I just tested your script and I was able to run it without any errors.
I am attaching the notebook I was using here. test_stream.html.zip
Hi, I'm using a loom file saving from a seurat object. My adata is like:
AnnData object with n_obs × n_vars = 56109 × 22965 obs: 'ClusterID', 'ClusterName', 'DF_classification', 'RNA_snn_res_1_5', 'cell_types', 'gender', 'group', 'nCount_RNA', 'nFeature_RNA', 'orig_ident', 'percent_hsp', 'percent_mt', 'percent_rb', 'seurat_clusters', 'label_color' var: 'Selected', 'vst_mean', 'vst_variable', 'vst_variance', 'vst_variance_expected', 'vst_variance_standardized' uns: 'label_color', 'workdir' obsm: 'harmony_cell_embeddings', 'pca_cell_embeddings', 'umap_cell_embeddings' varm: 'harmony_feature_loadings_projected', 'pca_feature_loadings' layers: 'norm_data', 'scale_data'
I extracted my cell labels by this: adata.obs['cell_types'].to_csv('labels.tsv',sep='\t',header=0)
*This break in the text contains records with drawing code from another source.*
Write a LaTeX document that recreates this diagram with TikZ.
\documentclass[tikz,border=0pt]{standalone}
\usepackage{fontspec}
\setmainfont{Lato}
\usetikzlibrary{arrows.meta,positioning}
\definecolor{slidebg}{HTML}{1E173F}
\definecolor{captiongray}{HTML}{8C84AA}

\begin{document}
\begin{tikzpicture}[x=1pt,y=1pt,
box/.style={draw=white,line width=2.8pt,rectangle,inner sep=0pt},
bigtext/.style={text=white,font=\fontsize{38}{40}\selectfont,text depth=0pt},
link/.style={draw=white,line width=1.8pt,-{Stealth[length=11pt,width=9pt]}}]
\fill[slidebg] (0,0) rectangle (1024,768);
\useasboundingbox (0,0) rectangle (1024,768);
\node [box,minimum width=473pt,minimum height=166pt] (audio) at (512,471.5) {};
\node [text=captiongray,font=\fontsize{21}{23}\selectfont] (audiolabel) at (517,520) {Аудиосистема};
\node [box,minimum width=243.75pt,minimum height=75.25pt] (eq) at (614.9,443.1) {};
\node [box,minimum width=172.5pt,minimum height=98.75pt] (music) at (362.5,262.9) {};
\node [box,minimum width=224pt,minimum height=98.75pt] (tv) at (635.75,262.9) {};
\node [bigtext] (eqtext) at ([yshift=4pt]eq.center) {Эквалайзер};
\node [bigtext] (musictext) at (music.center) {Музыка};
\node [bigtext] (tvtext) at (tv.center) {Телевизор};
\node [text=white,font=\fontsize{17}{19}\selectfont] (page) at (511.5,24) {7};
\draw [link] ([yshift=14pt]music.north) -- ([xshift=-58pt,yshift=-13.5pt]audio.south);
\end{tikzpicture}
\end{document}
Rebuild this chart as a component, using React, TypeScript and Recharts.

But when I try to add it to my object by this: st.add_cell_labels(adata, file_name = 'labels.tsv')
It came an error: ValueError: Length mismatch: Expected axis has 56110 elements, new values have 56109 elements
I checked my adata, there seems 56109 cells with no problem:
Could you please help me? I can't figure it out.